Но самым важным научным достижением этой экспедиции явится сам факт ее удачи. Будет доказано, что техника, изобретательство и энергия человека снова победили одну из величайших трудностей.
Удастся ли Вилькинсу выполнить свою смелую идею, не придется ли ему вследствие всяких непредвиденных случайностей отложить экспедицию еще на год, как он уже сделал в прошлом году, не придется ли ему сократить экспедицию, ограничившись более коротким путем под льдом (не через полюс), сказать конечно трудно. Во всяком случае мы имеем дело с очень трудной и опасной экспедицией. В таком сложном и новом деле возможны всякие непредвиденные случайности (порча моторов и аппарата, взрывы, удары о льдины, затопление водою и т. п.).
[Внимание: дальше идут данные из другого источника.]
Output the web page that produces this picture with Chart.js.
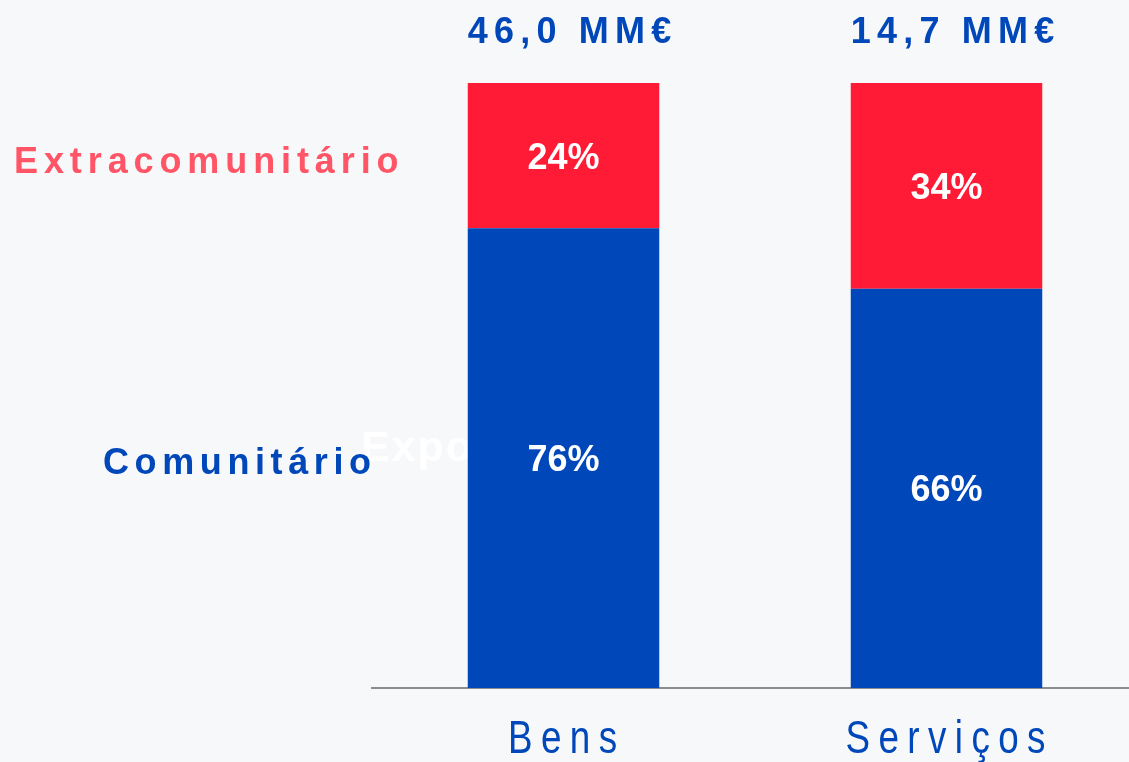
<!DOCTYPE html>
<html>
<head>
<meta charset="utf-8">
<script src="https://cdn.jsdelivr.net/npm/chart.js@4.4.1/dist/chart.umd.min.js"></script>
<style>
  html, body { margin: 0; padding: 0; background: #f7f8fa; overflow: hidden; }
  #wrap { width: 1140px; height: 762px; }
</style>
</head>
<body>
<div id="wrap"><canvas id="grafico"></canvas></div>
<script>
const categorias = ["Bens", "Serviços"];
const comunitario = [76, 66];
const extracomunitario = [24, 34];
const totais = [46.0, 14.7];

const AZUL = "#0047ba";
const VERMELHO = "#ff1a35";
const FONTE = "'Liberation Sans', Arial, sans-serif";

function fmtTotal(v) {
    return v.toFixed(1).replace(".", ",") + " MM€";
}

// texto com espaçamento entre letras; sx = compressão horizontal
function texto(ctx, str, x, y, font, cor, espaco, align, sx) {
    sx = sx || 1;
    ctx.save();
    ctx.font = font;
    ctx.fillStyle = cor;
    ctx.letterSpacing = espaco + "px";
    ctx.textBaseline = "middle";
    ctx.textAlign = "left";
    const w = (ctx.measureText(str).width - espaco) * sx;
    let x0 = x;
    if (align === "center") x0 = x - w / 2;
    if (align === "right") x0 = x - w;
    ctx.translate(x0, y);
    ctx.scale(sx, 1);
    ctx.fillText(str, 0, 0);
    ctx.restore();
}

const textos = {
    id: "textos",
    beforeDatasetsDraw(chart) {
        // texto branco escondido atrás das barras
        texto(chart.ctx, "Exportações", 361, 449, "bold 43px " + FONTE, "#ffffff", 2, "left");
    },
    afterDatasetsDraw(chart) {
        const ctx = chart.ctx;
        const x = chart.scales.x;
        const y = chart.scales.y;

        texto(ctx, "Extracomunitário", 14, 163, "bold 36px " + FONTE, "#ff5566", 5.9, "left");
        texto(ctx, "Comunitário", 103, 464, "bold 36px " + FONTE, AZUL, 5.6, "left");

        categorias.forEach((c, i) => {
            const cx = x.getPixelForValue(i);
            texto(ctx, fmtTotal(totais[i]), cx + 6, 33, "bold 36px " + FONTE, AZUL, 6.2, "center");
            texto(ctx, c, cx - 1, 740, "46px " + FONTE, AZUL, 10.5, "center", 0.8);

            const yBase = y.getPixelForValue(0);
            const yMeio = y.getPixelForValue(comunitario[i]);
            const yTopo = y.getPixelForValue(comunitario[i] + extracomunitario[i]);
            texto(ctx, comunitario[i] + "%", cx, (yBase + yMeio) / 2 + 3, "bold 36px " + FONTE, "#ffffff", 0, "center");
            texto(ctx, extracomunitario[i] + "%", cx, (yMeio + yTopo) / 2 + 3, "bold 36px " + FONTE, "#ffffff", 0, "center");
        });
    }
};

new Chart(document.getElementById("grafico"), {
    type: "bar",
    data: {
        labels: categorias,
        datasets: [
            { label: "Comunitário", data: comunitario, backgroundColor: AZUL, borderWidth: 0 },
            { label: "Extracomunitário", data: extracomunitario, backgroundColor: VERMELHO, borderWidth: 0 }
        ]
    },
    options: {
        responsive: true,
        maintainAspectRatio: false,
        animation: false,
        layout: { padding: { left: 372, right: 2, top: 83, bottom: 66 } },
        plugins: { legend: { display: false }, tooltip: { enabled: false } },
        scales: {
            x: {
                stacked: true,
                grid: { display: false },
                border: { display: true, color: "#8c8c8c", width: 2 },
                ticks: { display: false }
            },
            y: {
                stacked: true,
                min: 0,
                max: 100,
                display: false
            }
        },
        datasets: { bar: { barPercentage: 0.5, categoryPercentage: 1 } }
    },
    plugins: [textos]
});
</script>
</body>
</html>
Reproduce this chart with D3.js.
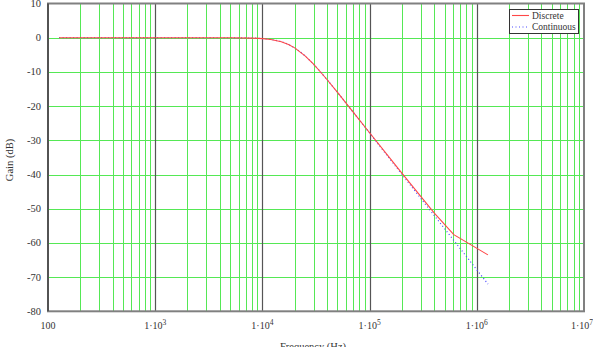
<!DOCTYPE html>
<html><head><meta charset="utf-8">
<script src="https://cdn.jsdelivr.net/npm/d3@7"></script>
<style>body{margin:0;background:#fff}svg{display:block}</style>
</head><body>
<svg id="c" width="593" height="347"></svg>
<script>
const freqCont = [127,200,500,1000,2000,5000,8000,10000,12000,15000,20000,25000,30000,40000,50000,70000,100000,150000,200000,300000,400000,600000,1000000,1270000];
const gainCont = [0,0,0,0,0,-0.02,-0.11,-0.26,-0.52,-1.17,-2.97,-5.31,-7.75,-12.22,-15.94,-21.71,-27.87,-34.92,-39.91,-46.96,-51.95,-59.0,-67.87,-72.02];
const freqDisc = [127,200,500,1000,2000,5000,8000,10000,12000,15000,17500,20000,25000,30000,35000,40000,50000,70000,100000,150000,200000,300000,400000,610000,1270000];
const gainDisc = [0,0,0,0,0,-0.02,-0.11,-0.26,-0.52,-1.17,-2.0,-2.97,-5.31,-7.75,-10.1,-12.22,-15.94,-21.71,-27.8,-34.7,-39.6,-46.4,-51.2,-57.6,-63.5];
const yTicks = [10,0,-10,-20,-30,-40,-50,-60,-70,-80];
const xDecades = [100,1e3,1e4,1e5,1e6,1e7];
const xExp = [null,3,4,5,6,7];
const seriesNames = ["Discrete","Continuous"];

const svg = d3.select("#c");
const x = d3.scaleLog().domain([100,1e7]).range([48,584]);
const y = d3.scaleLinear().domain([-80,10]).range([311.3,3.5]);
const font = "'Liberation Serif','Times New Roman',serif";

const minors = [];
for (let d = 100; d < 1e7; d *= 10) for (let k = 2; k <= 9; k++) minors.push(d*k);
svg.append("g").selectAll("line").data(minors).join("line")
  .attr("x1",d=>Math.round(x(d))+0.5).attr("x2",d=>Math.round(x(d))+0.5)
  .attr("y1",y(10)).attr("y2",y(-80))
  .attr("stroke","#55e855").attr("stroke-width",1);
svg.append("g").selectAll("line").data(yTicks.filter(v=>v<10&&v>-80)).join("line")
  .attr("x1",x(100)).attr("x2",x(1e7))
  .attr("y1",d=>Math.round(y(d))+0.5).attr("y2",d=>Math.round(y(d))+0.5)
  .attr("stroke","#55e855").attr("stroke-width",1.2);
svg.append("g").selectAll("line").data(xDecades.slice(1,-1)).join("line")
  .attr("x1",d=>Math.round(x(d))+0.5).attr("x2",d=>Math.round(x(d))+0.5)
  .attr("y1",y(10)).attr("y2",y(-80))
  .attr("stroke","#555").attr("stroke-width",1.2);
svg.append("rect").attr("x",x(100)).attr("y",y(10)).attr("width",x(1e7)-x(100)).attr("height",y(-80)-y(10))
  .attr("fill","none").attr("stroke","#808080").attr("stroke-width",2);
svg.append("line").attr("x1",x(100)).attr("x2",x(100)).attr("y1",y(10)).attr("y2",y(-80)).attr("stroke","#444").attr("stroke-width",1.5);

const lineC = d3.line().x((d,i)=>x(freqCont[i])).y(d=>y(d)).curve(d3.curveMonotoneX);
const lineD = d3.line().x((d,i)=>x(freqDisc[i])).y(d=>y(d));
svg.append("path").attr("d",lineC(gainCont)).attr("fill","none").attr("stroke","#4a4aff").attr("stroke-width",1.2).attr("stroke-dasharray","1,2.5");
svg.append("path").attr("d",lineD(gainDisc)).attr("fill","none").attr("stroke","#ff4848").attr("stroke-width",1.1);

svg.append("g").selectAll("text").data(yTicks).join("text")
  .attr("x",41).attr("y",d=>y(d)+3.5).attr("text-anchor","end")
  .attr("font-family",font).attr("font-size",10.5).attr("fill","#333")
  .text(d=>d<0?"-"+(-d):d);
const xl = svg.append("g").selectAll("text").data(xDecades).join("text")
  .attr("x",(d,i)=>x(d) - (i===5?2:0)).attr("y",329).attr("text-anchor","middle")
  .attr("font-family",font).attr("font-size",10).attr("fill","#333");
xl.each(function(d,i){
  const t = d3.select(this);
  if (xExp[i]===null){ t.text("100"); return; }
  t.append("tspan").text("1\u00b710");
  t.append("tspan").attr("dy",-4).attr("font-size",7.5).text(xExp[i]);
});
svg.append("text").attr("x",313).attr("y",350).attr("text-anchor","middle")
  .attr("font-family",font).attr("font-size",10.5).attr("fill","#333").text("Frequency (Hz)");
svg.append("text").attr("transform","translate(13,160) rotate(-90)").attr("text-anchor","middle")
  .attr("font-family",font).attr("font-size",10.5).attr("fill","#333").text("Gain (dB)");

const lg = svg.append("g");
lg.append("rect").attr("x",509.5).attr("y",9.5).attr("width",69).attr("height",24).attr("fill","#fff").attr("stroke","#333").attr("stroke-width",1);
lg.append("line").attr("x1",512).attr("x2",529).attr("y1",15.5).attr("y2",15.5).attr("stroke","#ff4848").attr("stroke-width",1.1);
lg.append("line").attr("x1",512).attr("x2",529).attr("y1",27).attr("y2",27).attr("stroke","#4a4aff").attr("stroke-width",1.2).attr("stroke-dasharray","1,2.5");
lg.selectAll("text").data(seriesNames).join("text")
  .attr("x",532).attr("y",(d,i)=>18.5+i*11)
  .attr("font-family",font).attr("font-size",9.5).attr("fill","#333").text(d=>d);
</script>
</body></html>
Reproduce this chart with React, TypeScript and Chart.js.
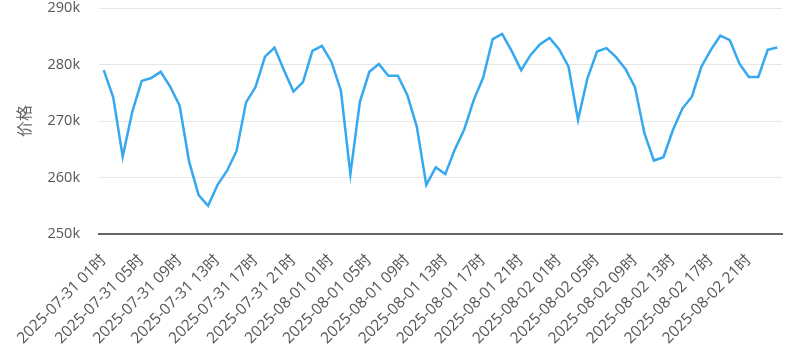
import React, { useEffect, useRef } from "react";
import { Chart, registerables } from "chart.js";

Chart.register(...registerables);

const timeLabels: string[] = [
  "2025-07-31 01时", "2025-07-31 02时", "2025-07-31 03时", "2025-07-31 04时",
  "2025-07-31 05时", "2025-07-31 06时", "2025-07-31 07时", "2025-07-31 08时",
  "2025-07-31 09时", "2025-07-31 10时", "2025-07-31 11时", "2025-07-31 12时",
  "2025-07-31 13时", "2025-07-31 14时", "2025-07-31 15时", "2025-07-31 16时",
  "2025-07-31 17时", "2025-07-31 18时", "2025-07-31 19时", "2025-07-31 20时",
  "2025-07-31 21时", "2025-07-31 22时", "2025-07-31 23时", "2025-08-01 00时",
  "2025-08-01 01时", "2025-08-01 02时", "2025-08-01 03时", "2025-08-01 04时",
  "2025-08-01 05时", "2025-08-01 06时", "2025-08-01 07时", "2025-08-01 08时",
  "2025-08-01 09时", "2025-08-01 10时", "2025-08-01 11时", "2025-08-01 12时",
  "2025-08-01 13时", "2025-08-01 14时", "2025-08-01 15时", "2025-08-01 16时",
  "2025-08-01 17时", "2025-08-01 18时", "2025-08-01 19时", "2025-08-01 20时",
  "2025-08-01 21时", "2025-08-01 22时", "2025-08-01 23时", "2025-08-02 00时",
  "2025-08-02 01时", "2025-08-02 02时", "2025-08-02 03时", "2025-08-02 04时",
  "2025-08-02 05时", "2025-08-02 06时", "2025-08-02 07时", "2025-08-02 08时",
  "2025-08-02 09时", "2025-08-02 10时", "2025-08-02 11时", "2025-08-02 12时",
  "2025-08-02 13时", "2025-08-02 14时", "2025-08-02 15时", "2025-08-02 16时",
  "2025-08-02 17时", "2025-08-02 18时", "2025-08-02 19时", "2025-08-02 20时",
  "2025-08-02 21时", "2025-08-02 22时", "2025-08-02 23时", "2025-08-03 00时",
];

const priceValues: number[] = [
  279000, 274200, 263700, 271600, 277100, 277600, 278700, 276100,
  272700, 262800, 256900, 255000, 258700, 261200, 264700, 273300,
  276000, 281400, 283000, 279000, 275200, 276900, 282400, 283300,
  280500, 275400, 260600, 273400, 278700, 280100, 278000, 278000,
  274600, 269000, 258700, 261800, 260600, 264900, 268500, 273700,
  277700, 284500, 285400, 282400, 279000, 281700, 283600, 284700,
  282700, 279600, 270200, 277600, 282300, 282900, 281300, 279200,
  276000, 267800, 263000, 263600, 268400, 272200, 274300, 279600,
  282600, 285100, 284300, 280200, 277800, 277800, 282600, 283000,
];

const yTitle = "价格";
const yMin = 250000;
const yMax = 290000;
const yStep = 10000;

const FONT = "'Open Sans', 'Noto Sans CJK SC', sans-serif";

export default function App() {
  const ref = useRef<HTMLCanvasElement | null>(null);

  useEffect(() => {
    if (!ref.current) return;
    const chart = new Chart(ref.current, {
      type: "line",
      data: {
        labels: timeLabels,
        datasets: [
          {
            label: yTitle,
            data: priceValues,
            borderColor: "#35a8ef",
            backgroundColor: "#35a8ef",
            borderWidth: 2.5,
            pointRadius: 0,
            pointHoverRadius: 0,
            tension: 0,
            fill: false,
          },
        ],
      },
      options: {
        animation: false,
        responsive: false,
        maintainAspectRatio: false,
        layout: { padding: { top: 8, right: 13, left: 16, bottom: 0 } },
        plugins: {
          legend: { display: false },
          tooltip: { enabled: false },
        },
        scales: {
          x: {
            offset: true,
            grid: { display: false, drawTicks: false },
            border: { display: true, color: "#666", width: 2 },
            afterFit: (s: any) => {
              s.paddingLeft = 0;
              s.paddingRight = 0;
              s.height = 112;
            },
            ticks: {
              autoSkip: false,
              maxRotation: 45,
              minRotation: 45,
              padding: 17,
              color: "#555",
              font: { family: FONT, size: 15.5 },
              callback: (_v: any, i: number) => (i % 4 === 0 ? timeLabels[i] : ""),
            },
          },
          y: {
            min: yMin,
            max: yMax,
            grid: { color: "#e6e6e6", drawTicks: false, lineWidth: 1 },
            border: { display: false },
            afterFit: (s: any) => {
              s.paddingTop = 0;
              s.paddingBottom = 0;
              s.width = 83;
            },
            title: {
              display: true,
              text: yTitle,
              color: "#666",
              font: { family: FONT, size: 16 },
              padding: { top: 0, bottom: 11 },
            },
            ticks: {
              stepSize: yStep,
              padding: 19,
              color: "#555",
              font: { family: FONT, size: 14.5 },
              callback: (v: any) => `${Number(v) / 1000}k`,
            },
          },
        },
      },
    });
    return () => chart.destroy();
  }, []);

  return (
    <div style={{ position: "fixed", left: 0, top: 0, width: 795, height: 346, background: "#fff" }}>
      <canvas ref={ref} width={795} height={346} style={{ display: "block" }} />
    </div>
  );
}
Но будем надеяться, что все препятствия экспедицией будут преодолены, и после этого опыта, в случае его удачи, скоро через полюс будут направлены не только пассажирские воздушные корабли, но и подводные грузовые.
От редакции
Когда очерк «Наутилус Вилькинса» был уже напечатан, пришло телеграфное сообщение о том, что подводная лодка Вилькинса отправилась в свое путешествие. Однако полярному исследователю не повезло. Трудный переход через океан не совсем удался. «Наутилус» потерпел аварию и был взят на буксир американским военным судном. Дойдя таким образом до Англии подводная лодка Вилькинса стала в одном из английских портов в ремонт. Повреждения «Наутилуса» оказались не столь значительными, чтобы воспрепятствовать продолжению экспедиции. Вилькинс заявил, что экпедиция будет продолжена. Таким образом Вилькинс не отказывается от своего путешествия под полярными льдами. Точная дата, когда «Наутилус» покинет Англию и пойдет на Север пока еще не выяснена. О дальнейшем ходе экспедиции Вилькинса читатель найдет сообщения в следующих номерах «Всемирного Следопыта».